DATA SHOWN:
========================================================================

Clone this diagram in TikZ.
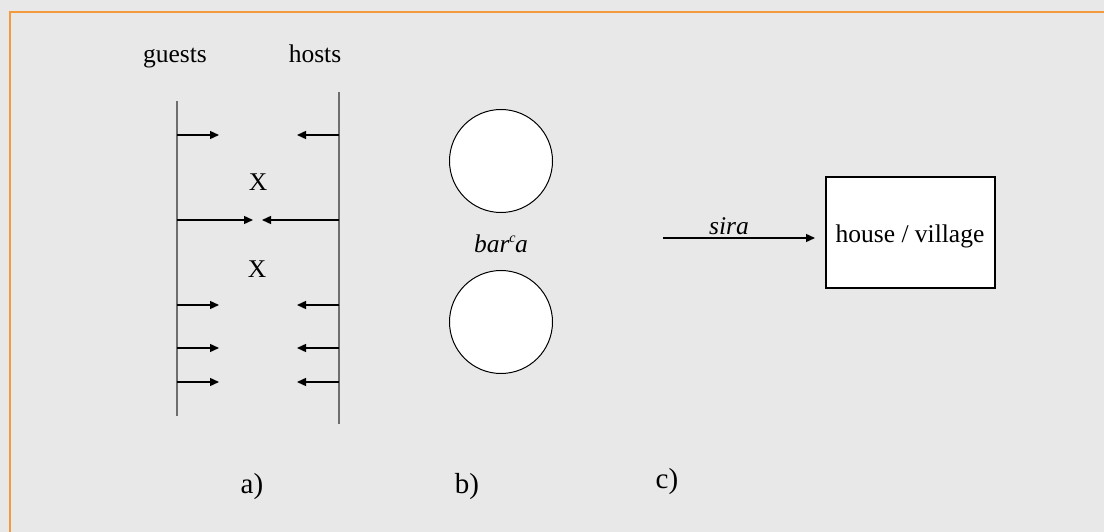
\documentclass[tikz,border=0pt]{standalone}
\usepackage{fontspec}
\setmainfont{Liberation Serif}
\usetikzlibrary{arrows.meta}
\definecolor{bgcol}{HTML}{E8E8E8}
\definecolor{frame}{HTML}{F39A3C}
\definecolor{rail}{HTML}{6E6E6E}
\begin{document}
\begin{tikzpicture}[x=1pt,y=-1pt,
  txt/.style={inner sep=0pt,anchor=base,font=\fontsize{25.5}{30}\selectfont},
  lbl/.style={inner sep=0pt,anchor=base,font=\fontsize{29}{33}\selectfont},
  railline/.style={draw=rail,line width=2pt},
  harrow/.style={draw=black,line width=1.4pt,-{Triangle[length=9pt,width=8pt]}},
  disc/.style={circle,draw=black,line width=1pt,fill=white,minimum size=103pt,inner sep=0pt},
  placebox/.style={draw=black,line width=1.4pt,fill=white,minimum width=169pt,minimum height=111pt,inner sep=0pt}]
\useasboundingbox (0,0) rectangle (1104,532);
\clip (0,0) rectangle (1104,532);
\fill[bgcol] (0,0) rectangle (1104,532);
\draw[frame,line width=2.4pt] (10,12) rectangle (1120,550);

% a)
\node[txt] (guests) at (175,63) {guests};
\node[txt] (hosts) at (315,63) {hosts};
\coordinate (gtop) at (177,101);
\coordinate (gbot) at (177,416);
\coordinate (htop) at (339,92);
\coordinate (hbot) at (339,424);
\draw[railline] (gtop) -- (gbot);
\draw[railline] (htop) -- (hbot);
\foreach \i/\y/\gt/\ht in {1/135/219/297, 2/220/253/262, 3/305/219/297, 4/348/219/297, 5/382/219/297}{
  \coordinate (gs\i) at (177,\y);
  \coordinate (ge\i) at (\gt,\y);
  \coordinate (hs\i) at (339,\y);
  \coordinate (he\i) at (\ht,\y);
  \draw[harrow] (gs\i) -- (ge\i);
  \draw[harrow] (hs\i) -- (he\i);
}
\node[txt] (x1) at (258,191) {X};
\node[txt] (x2) at (257,277) {X};
\node[lbl] (la) at (252,493) {a)};

% b)
\node[disc] (c1) at (501,161) {};
\node[disc] (c2) at (501,322) {};
\node[txt] (barca) at (501,252) {\textit{bar\textsuperscript{\fontsize{14}{14}\selectfont c}\kern-1pt a}};
\node[lbl] (lb) at (467,493) {b)};

% c)
\node[placebox] (house) at (910.5,232.5) {};
\node[txt] (housetxt) at (910,242) {house / village};
\coordinate (sstart) at (663,238);
\coordinate (send) at (815,238);
\draw[harrow] (sstart) -- (send);
\node[txt] (sira) at (729,235) {\textit{sira}};
\node[lbl] (lc) at (667,488) {c)};
\end{tikzpicture}
\end{document}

========================================================================

PROBLEM TO SOLVE: Transcribe the full listing above exactly as it stands, minus the pictures.

CORRECT OUTPUT:
Clone this diagram in TikZ.
\documentclass[tikz,border=0pt]{standalone}
\usepackage{fontspec}
\setmainfont{Liberation Serif}
\usetikzlibrary{arrows.meta}
\definecolor{bgcol}{HTML}{E8E8E8}
\definecolor{frame}{HTML}{F39A3C}
\definecolor{rail}{HTML}{6E6E6E}
\begin{document}
\begin{tikzpicture}[x=1pt,y=-1pt,
  txt/.style={inner sep=0pt,anchor=base,font=\fontsize{25.5}{30}\selectfont},
  lbl/.style={inner sep=0pt,anchor=base,font=\fontsize{29}{33}\selectfont},
  railline/.style={draw=rail,line width=2pt},
  harrow/.style={draw=black,line width=1.4pt,-{Triangle[length=9pt,width=8pt]}},
  disc/.style={circle,draw=black,line width=1pt,fill=white,minimum size=103pt,inner sep=0pt},
  placebox/.style={draw=black,line width=1.4pt,fill=white,minimum width=169pt,minimum height=111pt,inner sep=0pt}]
\useasboundingbox (0,0) rectangle (1104,532);
\clip (0,0) rectangle (1104,532);
\fill[bgcol] (0,0) rectangle (1104,532);
\draw[frame,line width=2.4pt] (10,12) rectangle (1120,550);

% a)
\node[txt] (guests) at (175,63) {guests};
\node[txt] (hosts) at (315,63) {hosts};
\coordinate (gtop) at (177,101);
\coordinate (gbot) at (177,416);
\coordinate (htop) at (339,92);
\coordinate (hbot) at (339,424);
\draw[railline] (gtop) -- (gbot);
\draw[railline] (htop) -- (hbot);
\foreach \i/\y/\gt/\ht in {1/135/219/297, 2/220/253/262, 3/305/219/297, 4/348/219/297, 5/382/219/297}{
  \coordinate (gs\i) at (177,\y);
  \coordinate (ge\i) at (\gt,\y);
  \coordinate (hs\i) at (339,\y);
  \coordinate (he\i) at (\ht,\y);
  \draw[harrow] (gs\i) -- (ge\i);
  \draw[harrow] (hs\i) -- (he\i);
}
\node[txt] (x1) at (258,191) {X};
\node[txt] (x2) at (257,277) {X};
\node[lbl] (la) at (252,493) {a)};

% b)
\node[disc] (c1) at (501,161) {};
\node[disc] (c2) at (501,322) {};
\node[txt] (barca) at (501,252) {\textit{bar\textsuperscript{\fontsize{14}{14}\selectfont c}\kern-1pt a}};
\node[lbl] (lb) at (467,493) {b)};

% c)
\node[placebox] (house) at (910.5,232.5) {};
\node[txt] (housetxt) at (910,242) {house / village};
\coordinate (sstart) at (663,238);
\coordinate (send) at (815,238);
\draw[harrow] (sstart) -- (send);
\node[txt] (sira) at (729,235) {\textit{sira}};
\node[lbl] (lc) at (667,488) {c)};
\end{tikzpicture}
\end{document}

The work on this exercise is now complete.